『サンタクルス病院の歴史』=邦訳版の出版式典を開催=刊行の貢献者を表彰

左から、二宮氏、中前総領事、柳下さん、若松さん、石川理事長、神代さん、永井専務理事、金兼さん

左から、二宮氏、中前総領事、柳下さん、若松さん、石川理事長、神代さん、永井専務理事、金兼さん

 「旧日本病院の歴史を日本語で」――サンタクルス日伯慈善協会(石川ヘナト理事長)は4月25日夜、『サンタクルス病院の歴史』の出版記念式典を、サンパウロ市リベルダーデ区文協ビル9階で開催した。本書は16年4月に刊行された『Historia do Hospital Santa Cruz』の日本語版。旧日本病院の歴史をまとめた日本語出版物は今までなかったという。

 日本病院の落成式は1939年4月29日、天長節(昭和天皇の誕生日)を期して行なわれた。
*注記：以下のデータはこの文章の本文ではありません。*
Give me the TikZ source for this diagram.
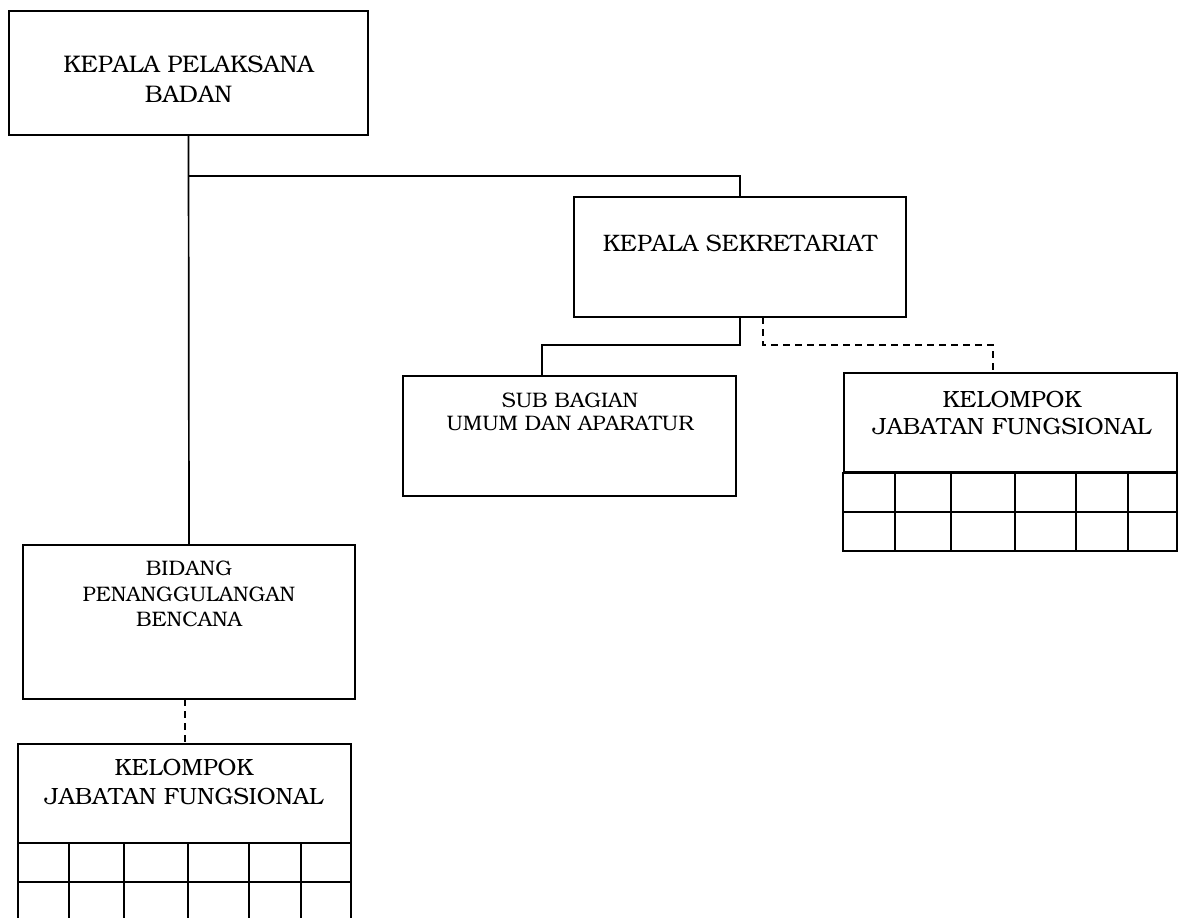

そこから77周年の昨年4月にポ語版が出版され、78周年で日本語版が刊行された。
 出版記念式典には、同協会評議会議長で製作に携わった二宮正人さん、呉屋春美文協会長、中前隆博在聖総領事などが集まり、出版を祝した。
 冒頭の挨拶で石川理事長は関係者への謝意を述べ、「日本の皆様やポルトガル語が理解できない人にも、病院の歴史を読んでもらえるようになり大変光栄だ」と話し、「先人たちの足跡を大事にしつつ、これからも未来に向かっていく」と、将来への想いを語った。
 二宮氏は挨拶で、「当初は3年かかると思ったが、皆の協力があって1年で完成に至った」と明かし、秋篠宮殿下が15年に来伯したときのエピソードとして、「殿下が結核についての歴史を早く読みたいとおっしゃった。だからその章を真っ先に形にした」と翻訳の裏話を語った。
 続いて、呉屋春美文協会長、中前隆博在聖総領事からも祝辞が送られた。ブラジル人尺八奏者のシェン・リベイロ氏による記念演奏ではブラジル音楽がアレンジ演奏され、来場者からは大きな拍手が起こった。
 慶應義塾大学文学部非常勤講師の柳下宙子さん、国外就労者情報援護センターの永井康之専務理事、広島大学からサンパウロ州立総合大学へ留学中の神代貢志さん、金兼文典さんの4人に加え、サンタクルス病院の記念碑へ刻字「絆」を提供した若松孝司さんの計5人へ、感謝状が石川理事長から授与された。
 柳下さんは校閲を担当し、永井氏は二宮氏との共同で翻訳を行なった。神代さんは人名などの固有名詞の確認作業を担い、金兼さんはポ語版からの起訳を作成した。
 同病院は、初期移民が熱帯病でバタバタと斃れる中、当時の内山岩太郎在聖総領事ら功労者の尽力と、昭和天皇の御下賜金が呼び水となり、日本政府機関等の支援を受けて設立された初の日系医療機関だ。
 本書は、1926年の同病院創設の中心になった「同仁会」の設立から、2015年秋篠宮殿下同妃殿下の訪問までを記録した資料的価値の高い一冊となっている。文協ビル内の移民史料館で購入でき、価格は90レ。